Within the entries below, please return exactly the lines from the one with "Clone this chart in Bokeh." through the one with "from bokeh.resources import INLINE", leaving out any pictures.

- - - -

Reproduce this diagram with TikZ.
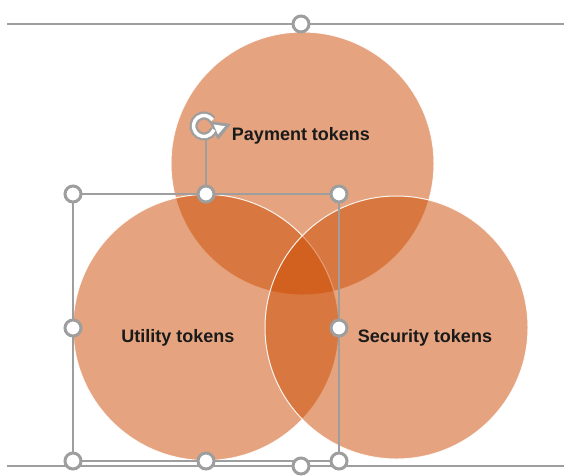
\documentclass[tikz,border=0pt]{standalone}
\usepackage{fontspec}
\setmainfont{Liberation Sans}
\usetikzlibrary{arrows.meta}
\definecolor{vennorange}{RGB}{205,75,0}
\definecolor{handlegray}{RGB}{158,158,158}
\definecolor{txt}{RGB}{26,26,26}
\begin{document}
\begin{tikzpicture}[x=1pt,y=-1pt,
  venn/.style={fill=vennorange,fill opacity=0.5,draw=white,draw opacity=0.9,line width=1pt},
  lbl/.style={font=\fontsize{18}{21}\selectfont\bfseries,text=txt,inner sep=0pt},
  handle/.style={circle,draw=handlegray,fill=white,line width=3pt,minimum size=16pt,inner sep=0pt},
  selline/.style={draw=handlegray,line width=1.4pt}]
\useasboundingbox (0,0) rectangle (564,475);
\fill[white] (0,0) rectangle (564,475);
% circles
\path[venn] (302.5,163.5) circle (131.5);
\path[venn] (206,327.5) circle (133);
\path[venn] (396.5,327.5) circle (131.5);
% outer group lines
\coordinate (tl) at (7,24);
\coordinate (tr) at (564,24);
\coordinate (bl) at (7,466);
\coordinate (br) at (564,466);
\draw[selline] (tl) -- (tr);
\draw[selline] (bl) -- (br);
% selection box
\coordinate (rot) at (204,126);
\coordinate (rotfoot) at (206,194);
\draw[selline] (73,194) rectangle (339,461);
\draw[selline] (206,138) -- (rotfoot);
% rotation icon
\draw[handlegray,line width=8pt] (rot) ++(-35:10.5) arc[start angle=-35,end angle=-340,radius=10.5];
\fill[handlegray,rounded corners=1pt] (209,121) -- (231,124) -- (218,140) -- cycle;
\draw[white,line width=3.5pt] (rot) ++(-35:10.5) arc[start angle=-35,end angle=-340,radius=10.5];
\fill[white] (213.5,124.5) -- (225,126.2) -- (218,134.5) -- cycle;
% handles
\node[handle] (hT) at (301,24) {};
\node[handle] (hB) at (301,466) {};
\node[handle] (h1) at (73,194) {};
\node[handle] (h2) at (206,194) {};
\node[handle] (h3) at (339,194) {};
\node[handle] (h4) at (73,328) {};
\node[handle] (h5) at (339,328) {};
\node[handle] (h6) at (73,461) {};
\node[handle] (h7) at (206,461) {};
\node[handle] (h8) at (339,461) {};
% labels
\node[lbl] (pay) at (301,136) {Payment tokens};
\node[lbl] (util) at (178,338) {Utility tokens};
\node[lbl] (sec) at (425,338) {Security tokens};
\end{tikzpicture}
\end{document}
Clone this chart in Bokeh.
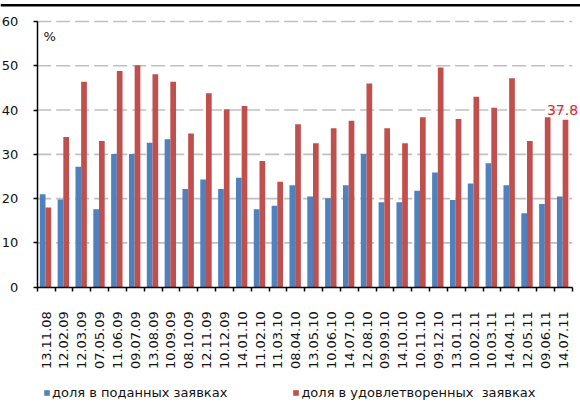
from bokeh.plotting import figure
from bokeh.models import (ColumnDataSource, FixedTicker, Legend, LegendItem, Label, Range1d, Span)
from bokeh.transform import dodge
from bokeh.embed import file_html
from bokeh.resources import INLINE

categories = ["13.11.08", "12.02.09", "12.03.09", "07.05.09", "11.06.09", "09.07.09",
              "13.08.09", "10.09.09", "08.10.09", "12.11.09", "10.12.09", "14.01.10",
              "11.02.10", "11.03.10", "08.04.10", "13.05.10", "10.06.10", "14.07.10",
              "12.08.10", "09.09.10", "14.10.10", "10.11.10", "09.12.10", "13.01.11",
              "10.02.11", "10.03.11", "14.04.11", "12.05.11", "09.06.11", "14.07.11"]
submitted = [21.0, 19.8, 27.2, 17.6, 30.1, 30.1, 32.6, 33.4, 22.2, 24.3,
             22.2, 24.7, 17.6, 18.4, 23.0, 20.5, 20.1, 23.0, 30.1, 19.2,
             19.2, 21.8, 25.9, 19.7, 23.4, 28.0, 23.0, 16.7, 18.8, 20.5]
satisfied = [18.0, 33.9, 46.4, 33.0, 48.8, 50.1, 48.1, 46.4, 34.7, 43.8,
             40.2, 40.9, 28.5, 23.8, 36.8, 32.5, 35.9, 37.6, 46.0, 35.9,
             32.5, 38.4, 49.6, 38.0, 43.0, 40.5, 47.2, 33.0, 38.4, 37.8]
series_names = ["доля в поданных заявках", "доля в удовлетворенных  заявках"]
y_ticks = [0, 10, 20, 30, 40, 50, 60]

FONT = "DejaVu Sans"
n = len(categories)
centers = [i + 0.5 for i in range(n)]
source = ColumnDataSource(dict(x=centers, cat=categories, sub=submitted, sat=satisfied))

# The frame covers the whole canvas; both axes are pinned at 0 with fixed_location,
# so labels, legend and the top rule are all drawn inside it.
p = figure(width=580, height=403, output_backend="svg", toolbar_location=None,
           x_range=Range1d(-2.058, 30.466), y_range=Range1d(-26.263, 64.742),
           min_border=0, min_border_left=0, min_border_right=0,
           min_border_top=0, min_border_bottom=0)
p.outline_line_color = None

# dashed horizontal grid lines (drawn from the y tick values, under the bars)
p.segment(x0=0, x1=n, y0=y_ticks[1:], y1=y_ticks[1:], line_color="#C0C0C0",
          line_width=1.6, line_dash="14 5")

r1 = p.vbar(x=dodge("x", -0.194, range=p.x_range), top="sub", width=0.32, source=source,
            fill_color="#4F81BD", line_color=None)
r2 = p.vbar(x=dodge("x", 0.125, range=p.x_range), top="sat", width=0.32, source=source,
            fill_color="#C0504D", line_color=None)

xax = p.xaxis[0]
xax.fixed_location = 0
xax.bounds = (0, n)
xax.ticker = FixedTicker(ticks=centers, minor_ticks=list(range(n + 1)))
xax.major_label_overrides = {c: lab for c, lab in zip(centers, categories)}
xax.major_label_orientation = 1.5707963267948966
xax.major_tick_out = 0
xax.major_tick_in = 0
xax.major_tick_line_color = None
xax.minor_tick_out = 4
xax.minor_tick_in = 0
xax.minor_tick_line_color = "black"
xax.minor_tick_line_width = 1.5
xax.axis_line_color = "black"
xax.axis_line_width = 1.5
xax.major_label_standoff = 20
xax.major_label_text_font = FONT
xax.major_label_text_font_size = "13px"
xax.major_label_text_color = "#111111"

yax = p.yaxis[0]
yax.fixed_location = 0
yax.bounds = (0, 60)
yax.ticker = FixedTicker(ticks=y_ticks)
yax.major_tick_out = 4
yax.major_tick_in = 0
yax.minor_tick_line_color = None
yax.major_tick_line_width = 1.5
yax.axis_line_color = "black"
yax.axis_line_width = 1.5
yax.major_label_standoff = 15
yax.major_label_text_font = FONT
yax.major_label_text_font_size = "13px"
yax.major_label_text_color = "#111111"

p.xgrid.visible = False
p.ygrid.visible = False

# thin black rule across the top of the picture
p.add_layout(Span(location=63.65, dimension="width", line_color="black", line_width=2.5))

p.add_layout(Label(x=0.35, y=58.4, text="%", text_baseline="top", text_font=FONT,
                   text_font_size="13px", text_color="#111111"))
p.add_layout(Label(x=n - 1 + 0.5 + 0.125, y=satisfied[-1], x_offset=-3, y_offset=10,
                   text=f"{satisfied[-1]}", text_align="center", text_baseline="alphabetic",
                   text_font=FONT, text_font_size="14px", text_color="#E0242A"))

legend = Legend(items=[LegendItem(label=series_names[0], renderers=[r1]),
                       LegendItem(label=series_names[1], renderers=[r2])],
                location=(43, 3), orientation="horizontal", padding=0, margin=0,
                spacing=65, border_line_color=None, background_fill_alpha=0,
                glyph_width=7, glyph_height=7, label_standoff=2,
                label_text_font=FONT, label_text_font_size="13px",
                label_text_color="#111111")
p.add_layout(legend)

open("out.html", "w").write(file_html(p, INLINE))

- - - -

**EXPECTED ANSWER:**
Clone this chart in Bokeh.
from bokeh.plotting import figure
from bokeh.models import (ColumnDataSource, FixedTicker, Legend, LegendItem, Label, Range1d, Span)
from bokeh.transform import dodge
from bokeh.embed import file_html
from bokeh.resources import INLINE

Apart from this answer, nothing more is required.